Category: Ms H. News Published Date
Now that the season finale has aired, I think this is a good time for me to review the Blindspot television show. I intended to review the show earlier, but was on the fence on just how I felt about it. Whenever I decided that certain improvements were needed in the show, sometimes the story line delivered what I was looking for. Other times, in fact most of the time, Jaimie Alexander's character was pushed too far in the background.
The main reason I watched Blindspot was I thought the female lead character would actually be the lead character and not just someone tagging along behind a male lead. Of course it was understandable that Jaimie Alexander's character would be a follower in the beginning because she was relatively new to what was happening all around her. Coupled with the fact she lost her memory, it seemed logical she would not have a prominent part in the series during the beginning episodes.
However, as the episodes moved along and Jaimie Alexander's character showed she was just as capable of being an FBI agent as her male lead, I was anticipating she would move out more on her own. This did happen in one episode when she parted ways with her partner and was leading another FBI agent who was helping her guard one of the bad guys. This was one of my favorite episodes along with about two other episodes where Jaimie Alexander's character came out from under the shadows of the male lead.
The problem I see with Blindspot as a television show that seems to be advertising heavily that it has a female starring in an action role is the large cast of characters in the show. In fact, there are so many other characters in the series sometimes Jaimie Alexander's character has little to say or do mainly because the other characters share their take on the events stemming from the tattoos on Jaimie Alexander's body. Consequently, Jaimie Alexander's character sometimes appears to be just a map.
Spoiler alert. The problem of the gigantic cast of characters in Blindspot was sort of rectified when a few were eliminated and one of the FBI agents resigned. This happened in the season finale. However, in this same episode, yet another female character was introduced to share her views on the case they were working on.
During the season finale, there was a scene that would have been an exciting cliff hanger which I think the writers overlooked. This happened after Jaimie Alexander showed her male counterpart she was attracted to him when she met him after sneaking away from the safe house. Within minutes of their separate departures, she was kidnapped and snatched away in a white van. In my opinion, the season finale could have stopped there leaving viewers with lots of questions, such as why was she kidnapped, who kidnapped her, would she remember who kidnapped her, etc.
Instead the finale moved to a scene where she is being water-boarded by the suspicious CIA character who had previously appeared in the television series. Thankfully, just when she was getting ready to be put in a lot of pain by this CIA agent, she is saved by a male who she has flashbacks of as being her finance. He shows her a smartphone with a video saying she tattooed herself and wiped away her own memory. In the mean time, her FBI partner calls her phone and looks worried when she does not answer.

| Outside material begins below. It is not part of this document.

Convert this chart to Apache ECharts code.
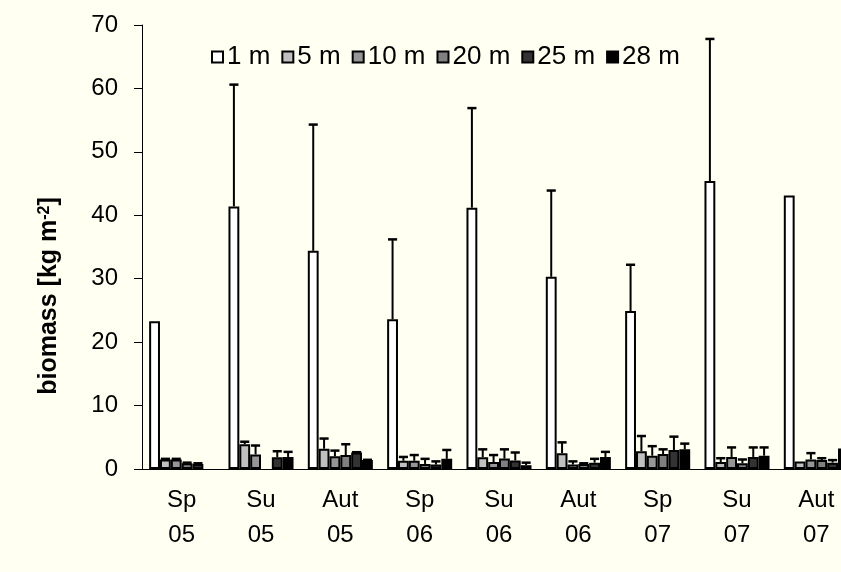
<!DOCTYPE html>
<html>
<head>
<meta charset="utf-8">
<script src="https://cdn.jsdelivr.net/npm/echarts@6/dist/echarts.min.js"></script>
<style>
html,body{margin:0;padding:0;background:#fffff2;overflow:hidden;width:841px;height:572px;}
#c{width:856px;height:572px;}
</style>
</head>
<body>
<div id="c"></div>
<script>
// ---- data ----
const categories = ['Sp\n05','Su\n05','Aut\n05','Sp\n06','Su\n06','Aut\n06','Sp\n07','Su\n07','Aut\n07'];
const depthNames = ['1 m','5 m','10 m','20 m','25 m','28 m'];
const yTicks = [0,10,20,30,40,50,60,70];

const m1  = [23.3, 41.4, 34.4, 23.6, 41.2, 30.3, 24.9, 45.4, 43.1];
const m5  = [1.5, 3.9, 3.2, 1.3, 1.85, 2.5, 2.8, 1.1, 1.2];
const m10 = [1.5, 2.3, 2.0, 1.3, 1.1, 0.7, 2.1, 1.9, 1.5];
const m20 = [0.9, null, 2.2, 0.8, 1.65, 0.8, 2.35, 0.9, 1.4];
const m25 = [0.8, 1.85, 2.6, 0.7, 1.35, 1.0, 3.0, 1.9, 1.0];
const m28 = [null, 1.9, 1.4, 1.6, 0.6, 1.9, 3.1, 2.1, 3.25];

// upper error (SD) for each depth
const e1  = [0, 19.2, 19.9, 12.6, 15.7, 13.6, 7.3, 22.4, 0];
const e5  = [0.1, 0.4, 1.6, 0.6, 1.25, 1.7, 2.4, 0.6, 0];
const e10 = [0.1, 1.4, 0.9, 0.9, 1.1, 0.5, 1.5, 1.5, 1.0];
const e20 = [0.1, null, 1.7, 0.8, 1.45, 0.1, 0.75, 0.6, 0.3];
const e25 = [0.1, 0.95, 0.05, 0.5, 1.25, 0.6, 2.1, 1.5, 0.4];
const e28 = [null, 0.8, 0.05, 1.4, 0.4, 0.8, 0.9, 1.3, 0];

const values = [m1, m5, m10, m20, m25, m28];
const errors = [e1, e5, e10, e20, e25, e28];
const colors = ['#ffffff','#c0c0c0','#969696','#808080','#333333','#000000'];

// ---- chart ----
const GAP = 0.18;
const FONT = '"Liberation Sans", Arial, sans-serif';
const chart = echarts.init(document.getElementById('c'), null, {renderer:'canvas'});

const barSeries = values.map((arr, i) => ({
  name: depthNames[i],
  type: 'bar',
  data: arr.map(v => v == null ? '-' : v),
  barGap: '0%',
  barCategoryGap: (GAP*100) + '%',
  itemStyle: {color: colors[i], borderColor: '#000', borderWidth: 2},
  emphasis: {disabled: true}
}));

const errData = [];
values.forEach((arr, si) => {
  arr.forEach((v, ci) => {
    const e = errors[si][ci];
    if (v != null && e != null && e > 0) errData.push([ci, si, v, e]);
  });
});

function renderErr(params, api) {
  const ci = api.value(0), si = api.value(1), v = api.value(2), e = api.value(3);
  const base = api.coord([ci, v]);
  const top = api.coord([ci, v + e]);
  const band = api.size([1, 0])[0];
  const inner = band * (1 - GAP);
  const bw = inner / 6;
  const x = base[0] - inner / 2 + bw * (si + 0.5);
  const hw = bw * 0.42;
  return {
    type: 'group',
    children: [
      {type:'line', shape:{x1:x, y1:base[1], x2:x, y2:top[1]}, style:{stroke:'#000', lineWidth:2}},
      {type:'line', shape:{x1:x-hw, y1:top[1], x2:x+hw, y2:top[1]}, style:{stroke:'#000', lineWidth:2.5}}
    ]
  };
}

chart.setOption({
  backgroundColor: '#fffff2',
  animation: false,
  textStyle: {fontFamily: FONT, color: '#000'},
  legend: {
    data: depthNames,
    left: 211, top: 44, padding: 0,
    itemWidth: 11, itemHeight: 11, itemGap: 11,
    icon: 'rect',
    textStyle: {fontSize: 26, color: '#000', fontFamily: FONT, padding: [0,0,0,-1]},
    selectedMode: false
  },
  grid: {left: 142, top: 25, right: 0, bottom: 103, containLabel: false},
  xAxis: {
    type: 'category',
    data: categories,
    axisLine: {lineStyle: {color: '#000', width: 1}},
    axisTick: {show: false},
    axisLabel: {interval: 0, fontSize: 24, lineHeight: 35, margin: 14, color: '#000', fontFamily: FONT},
    splitLine: {show: false}
  },
  yAxis: {
    type: 'value',
    min: yTicks[0], max: yTicks[yTicks.length-1], interval: 10,
    axisLine: {show: true, lineStyle: {color: '#000', width: 1}},
    axisTick: {show: true, length: 8, lineStyle: {color: '#000'}},
    axisLabel: {fontSize: 24, margin: 24, color: '#000', fontFamily: FONT},
    splitLine: {show: false},
    name: '{b|biomass [kg m}{s|-2}{b|]}',
    nameLocation: 'middle',
    nameGap: 80,
    nameTextStyle: {
      padding: [0, 98, 0, 0],
      rich: {
        b: {fontSize: 25, fontWeight: 'bold', color: '#000', fontFamily: FONT},
        s: {fontSize: 16, fontWeight: 'bold', color: '#000', fontFamily: FONT, verticalAlign: 'top'}
      }
    }
  },
  series: barSeries.concat([{
    type: 'custom',
    name: 'err',
    renderItem: renderErr,
    data: errData,
    encode: {x: 0, y: 2},
    z: 5,
    silent: true
  }])
});
</script>
</body>
</html>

In my opinion, this was a cheesy type ending, but it's an ending I will accept. Why? Because finally, the television show is focusing on Jaimie Alexander's character as it should be. There is not an array of other characters around trying to give their two-cents worth of information on an impending case. There is no FBI female director around who appears to have a shady past. There is no research person around giving her interpretations of the tattoos who seems to be trying to take over Jaimie Alexander's position as the lead actor. And even more importantly, no latter scenes with them chasing criminals up the stairways, culminating in fist fights or other altercations. To me, these series of events became repetitive after awhile.
After watching every episode of Blindspot since its debut, with some exceptions, it was the final few minutes of the television series where it appeared the writeres remembered this show is about a female action star, who should have scripts and action scenes written with that in mind.
Based on a rating of 1 to 5 stars with 5 stars being the highest, I rate Blindspot 2 1/2 stars mainly because the story lines pushed Jaimie Alexander's character in the background in more of a supporting role instead of a leading role. There were a few exceptions, but in the majority of episodes, Jaimie Alexander's character was relegated to asking questions, looking puzzled, and acting unsure of herself.
The good news is Blindspot returns to NBC in February, 2016. Hopefully with Season 2, the writeres will get Jaimie Alexander's character right, and let her become more of a leader and a true female action star the second time around.